* **Exercise requirements**
Below are some records; give them all again exactly, but not the pictures.

* **Listed records**
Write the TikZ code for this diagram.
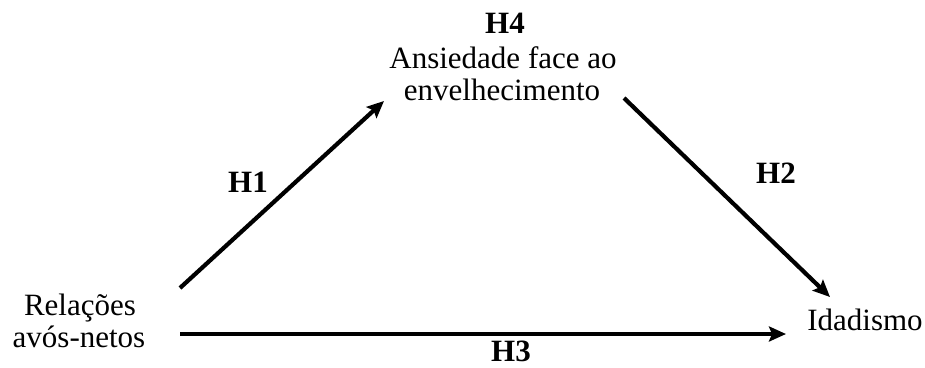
\documentclass[tikz,border=0pt]{standalone}
\usepackage{fontspec}
\setmainfont{Liberation Serif}
\usetikzlibrary{arrows.meta}
\begin{document}
\begin{tikzpicture}[x=1pt,y=-1pt,
  lbl/.style={anchor=base,inner sep=0pt,font=\fontsize{31}{33}\selectfont},
  hyp/.style={anchor=base,inner sep=0pt,font=\fontsize{31}{33}\selectfont\bfseries},
  arr/.style={line width=4.2pt,-{Stealth[length=17pt,width=15pt,inset=3pt]}}]
\useasboundingbox (0,0) rectangle (925,367);
% texts
\node[hyp] (h4) at (505,33) {H4};
\node[lbl] (ans1) at (503,68) {Ansiedade face ao};
\node[lbl] (ans2) at (502,100) {envelhecimento};
\node[lbl] (rel1) at (80,315) {Relações};
\node[lbl] (rel2) at (79,347) {avós-netos};
\node[lbl] (ida) at (865,330) {Idadismo};
\node[hyp] (h1) at (248,192) {H1};
\node[hyp] (h2) at (776,183) {H2};
\node[hyp] (h3) at (511,361) {H3};
% arrow ends
\coordinate (a1s) at (180,288);
\coordinate (a1e) at (384,101);
\coordinate (a2s) at (624,98);
\coordinate (a2e) at (830,297);
\coordinate (a3s) at (180,334);
\coordinate (a3e) at (786,334);
\draw[arr] (a1s) -- (a1e);
\draw[arr] (a2s) -- (a2e);
\draw[arr] (a3s) -- (a3e);
\end{tikzpicture}
\end{document}
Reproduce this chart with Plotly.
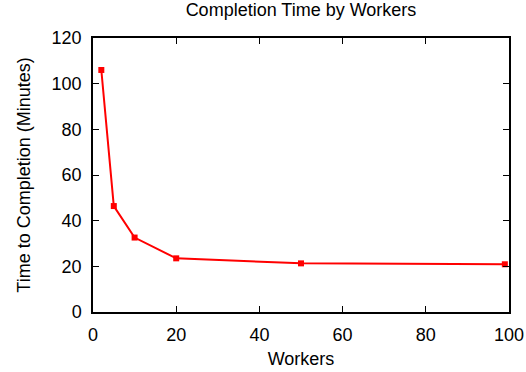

* **Solution for this task**
Write the TikZ code for this diagram.
\documentclass[tikz,border=0pt]{standalone}
\usepackage{fontspec}
\setmainfont{Liberation Serif}
\usetikzlibrary{arrows.meta}
\begin{document}
\begin{tikzpicture}[x=1pt,y=-1pt,
  lbl/.style={anchor=base,inner sep=0pt,font=\fontsize{31}{33}\selectfont},
  hyp/.style={anchor=base,inner sep=0pt,font=\fontsize{31}{33}\selectfont\bfseries},
  arr/.style={line width=4.2pt,-{Stealth[length=17pt,width=15pt,inset=3pt]}}]
\useasboundingbox (0,0) rectangle (925,367);
% texts
\node[hyp] (h4) at (505,33) {H4};
\node[lbl] (ans1) at (503,68) {Ansiedade face ao};
\node[lbl] (ans2) at (502,100) {envelhecimento};
\node[lbl] (rel1) at (80,315) {Relações};
\node[lbl] (rel2) at (79,347) {avós-netos};
\node[lbl] (ida) at (865,330) {Idadismo};
\node[hyp] (h1) at (248,192) {H1};
\node[hyp] (h2) at (776,183) {H2};
\node[hyp] (h3) at (511,361) {H3};
% arrow ends
\coordinate (a1s) at (180,288);
\coordinate (a1e) at (384,101);
\coordinate (a2s) at (624,98);
\coordinate (a2e) at (830,297);
\coordinate (a3s) at (180,334);
\coordinate (a3e) at (786,334);
\draw[arr] (a1s) -- (a1e);
\draw[arr] (a2s) -- (a2e);
\draw[arr] (a3s) -- (a3e);
\end{tikzpicture}
\end{document}
Reproduce this chart with Plotly.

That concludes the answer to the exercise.